D’ailleurs, quand on propose aujourd’hui des mesures contre la liberté de la presse, on oublie l’état de l’Europe ; elle n’est plus asservie, et la France n’est plus, comme le Japon, une île qu’un sceptre de fer prive de tout commerce avec le reste du monde. Y a-t-il un moyen d’empêcher qu’un peuple curieux ne reçoive ce que des peuples industrieux s’empresseront de lui porter ? Plus les chaînes seraient pesantes, plus la curiosité serait excitée et l’industrie ingénieuse : l’une trouverait son aliment dans la difficulté, l’autre dans le profit. Ne sait-on pas encore que les prohibitions sont une prime à la contrebande ? Pour étouffer la liberté de la presse, il a fallu que Bonaparte mît un mur d’airain entre nous et l’Angleterre, qu’il réunît la Hollande, qu’il enchaînât la Suisse et l’Italie, qu’il fît fusiller des libraires et des imprimeurs en Allemagne. Ces mesures ne sont pas à l’usage d’un Gouvernement équitable. Montesquieu a dit qu’il fallait au despotisme des déserts pour frontières ; Bonaparte n’a pu gêner la pensée, en France, qu’en entourant cette belle contrée de déserts intellectuels.

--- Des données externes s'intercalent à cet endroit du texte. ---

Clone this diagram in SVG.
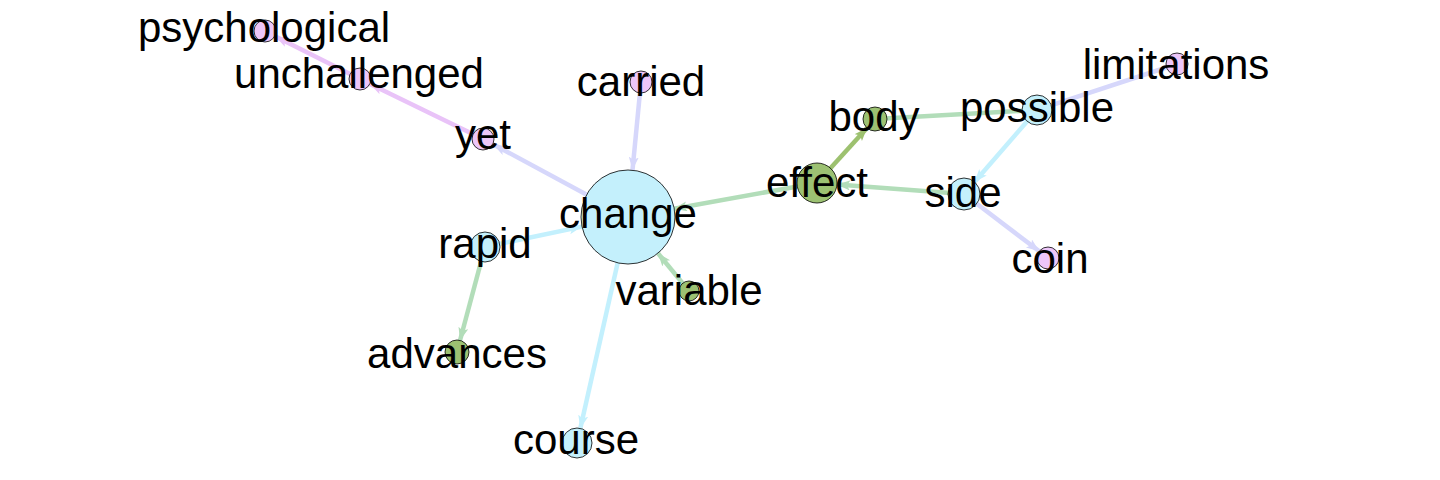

Les principes qui doivent diriger un Gouvernement juste sur cette question importante, sont simples et clairs : que les auteurs soient responsables de leurs écrits, quand ils sont publiés, comme tout homme l’est de ses paroles, quand elles sont prononcées ; de ses actions, quand elles sont commises. L’orateur qui prêcherait le vol, le meurtre ou le pillage, serait puni de ses discours ; mais vous n’imagineriez pas de défendre à tous les citoyens de parler, de peur que l’un d’entre eux ne prêchât le vol ou le meurtre. L’homme qui abuserait de la faculté de marcher pour forcer la porte de ses voisins, ne serait pas admis à réclamer la liberté de la promenade ; mais vous ne feriez pas de loi pour que personne n’allât dans les rues, de peur qu’on n’entrât dans les maisons.